Indeed whatever was received by the Respondent were paid into his account at Ecobank, an obviously authorised dealer bank. It is most illuminating to observe that on the face of the three cheques the bank had converted the amounts quoted in dollars into cedis, using the prevailing exchange rates.

Thus, on Exh LDK 4 the $12,000.00 has ¢20,203,680.00 as the equivalent in cedis. (using the conversion rate of ¢1,683.00 to the dollar). And on Exhibits LDK 5 and 6, the cedis equivalent of $6,000.00 is stated as ¢10,258,380.00 (as ¢1,709,13 to the dollar) and ¢10,316,700.00 (as ¢1,719.45 to the dollar), respectively. As thus demonstrated, the dealer bank itself was aware that the amounts to be lodged into the account of the respondent and to his benefit he was required to be the cedi equivalent of the amounts quoted in dollars on the three cheques. What was therefore ultimately received by the respondent was payment in cedis.
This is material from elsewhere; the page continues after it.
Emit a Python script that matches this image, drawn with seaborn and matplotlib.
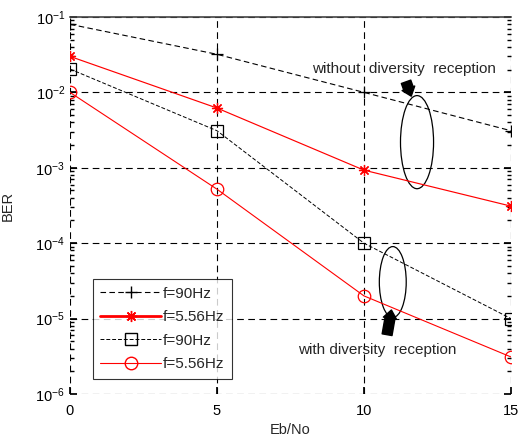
import matplotlib
matplotlib.use("Agg")
import matplotlib.pyplot as plt
import numpy as np
import pandas as pd
import seaborn as sns
from matplotlib.lines import Line2D
from matplotlib.patches import Ellipse
from matplotlib.ticker import LogLocator, NullFormatter

# data
ebno = [0, 5, 10, 15]
ber_90_no_div = [0.08, 0.032, 0.01, 0.0031]
ber_556_no_div = [0.030, 0.0062, 0.00093, 0.00031]
ber_90_div = [0.0204, 0.0031, 1.0e-4, 1.0e-5]
ber_556_div = [0.010, 0.00052, 2.0e-5, 3.1e-6]
labels = ["f=90Hz", "f=5.56Hz", "f=90Hz", "f=5.56Hz"]

sns.set_theme(style="white")
plt.rcParams["font.family"] = ["Liberation Sans", "DejaVu Sans"]

fig = plt.figure(figsize=(5.2, 4.41), dpi=100)
ax = fig.add_axes([0.1346, 0.1066, 0.848, 0.8549])

asterisk = (8, 2, 0)
styles = [
    (ber_90_no_div, "black", (0, (5, 3)), "+", 0.8, "none", 9),
    (ber_556_no_div, "red", "-", asterisk, 0.85, "red", 8),
    (ber_90_div, "black", (0, (4, 2)), "s", 0.7, "none", 9),
    (ber_556_div, "red", "-", "o", 0.8, "none", 9),
]
for (vals, col, ls, mk, lw, mfc, ms), lab in zip(styles, labels):
    df = pd.DataFrame({"Eb/No": ebno, "BER": vals})
    sns.lineplot(data=df, x="Eb/No", y="BER", ax=ax, color=col, linestyle=ls,
                 linewidth=lw, marker=mk, markersize=ms, markerfacecolor=mfc,
                 markeredgecolor=col, markeredgewidth=0.9, legend=False)

ax.set_yscale("log")
ax.set_xlim(0, 15)
ax.set_ylim(1e-6, 1e-1)
ax.set_xticks([0, 5, 10, 15])
ax.yaxis.set_major_locator(LogLocator(base=10, numticks=10))
ax.yaxis.set_minor_locator(LogLocator(base=10, subs=np.arange(2, 10), numticks=20))
ax.yaxis.set_minor_formatter(NullFormatter())
ax.grid(True, which="major", color="black", linestyle=(0, (6, 4)), linewidth=0.8)
ax.tick_params(which="both", direction="in", left=True, right=True, bottom=True,
               labelsize=10.5, colors="black")
ax.tick_params(which="minor", length=3)
ax.tick_params(which="major", length=5)
ax.tick_params(axis="x", pad=7)
for s in ["left", "bottom", "right"]:
    ax.spines[s].set_visible(False)
ax.spines["top"].set_color("#444444")
ax.spines["top"].set_linewidth(1.2)
ax.set_xlabel("Eb/No", fontsize=10.5)
ax.set_ylabel("BER", fontsize=10.5)
ax.xaxis.set_label_coords(0.5, -0.078)
ax.yaxis.set_label_coords(-0.125, 0.5)

# ellipses and arrows (axes fraction)
ax.add_patch(Ellipse((0.787, 0.668), 0.075, 0.247, transform=ax.transAxes,
                     fill=False, edgecolor="black", linewidth=0.9))
ax.add_patch(Ellipse((0.732, 0.297), 0.061, 0.188, transform=ax.transAxes,
                     fill=False, edgecolor="black", linewidth=0.9))
ax.text(0.757, 0.862, "without  diversity  reception", transform=ax.transAxes,
        ha="center", va="center", fontsize=11)
ax.text(0.697, 0.117, "with diversity  reception", transform=ax.transAxes,
        ha="center", va="center", fontsize=11)
ax.annotate("", xy=(0.776, 0.783), xytext=(0.760, 0.835),
            xycoords="axes fraction",
            arrowprops=dict(arrowstyle="simple,head_width=0.8,tail_width=0.6",
                            color="black"))
ax.annotate("", xy=(0.730, 0.230), xytext=(0.718, 0.150),
            xycoords="axes fraction",
            arrowprops=dict(arrowstyle="simple,head_width=0.8,tail_width=0.6",
                            color="black"))

handles = []
for (vals, col, ls, mk, lw, mfc, ms), i in zip(styles, range(4)):
    handles.append(Line2D([], [], color=col, linestyle=ls,
                          linewidth=2.0 if i == 1 else lw, marker=mk,
                          markersize=ms, markerfacecolor=mfc, markeredgecolor=col))
leg = ax.legend(handles, labels, loc="lower left", bbox_to_anchor=(0.034, 0.02),
                fontsize=11, frameon=True, fancybox=False, handlelength=4.0,
                borderpad=0.5, labelspacing=0.62, handletextpad=0.1)
leg.get_frame().set_edgecolor("black")
leg.get_frame().set_linewidth(0.8)

fig.savefig("out.png", dpi=100)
In my judgment, none of the issues canvassed by the defendant in his Statement of Defence could be said to raise triable issues so as to render it incompetent in the judge entering summary judgment against the defendant. And I do not share in the optimism of the defendant that the appeal has a good chance of succeeding. The defendant further contends that if the judgment is not stayed, I would suffer irreparable loss and damage if I am thrown out of my present abode and forced to pay the rent being illegally claimed”. The defendant is not claiming title to the property; the loss in contemplation is ejectment arising from his failure to pay the rent. It would seem that in his view the hardship arises from the enforcement or execution of the judgment by the plaintiff. I think that mere inpecuniousity of a judgment debtor to satisfy a claim comprised of a judgment, which in my view was not illegal as claimed by the defendant, does not justify a stay of execution.

The application for stay is accordingly refused.

A.A. FORSTER

JUSTICE OF APPEAL

OFORI-BOATENG, J.A.

I agree.

J. OFORI-BOATENG

JUSTICE OF APPEAL.

ESSILFIE-BONDZIE, J.A.

I also agree.

A. ESSILFIE-BONDZIE

JUSTICE OF APPEAL.

COUNSEL

STANLEY AMARTEIFIO FOR THE PLAINTIFF/RESPONDENT

ADUMUAH-BOSSMAN FOR THE DEFENDANT/APPLICANT.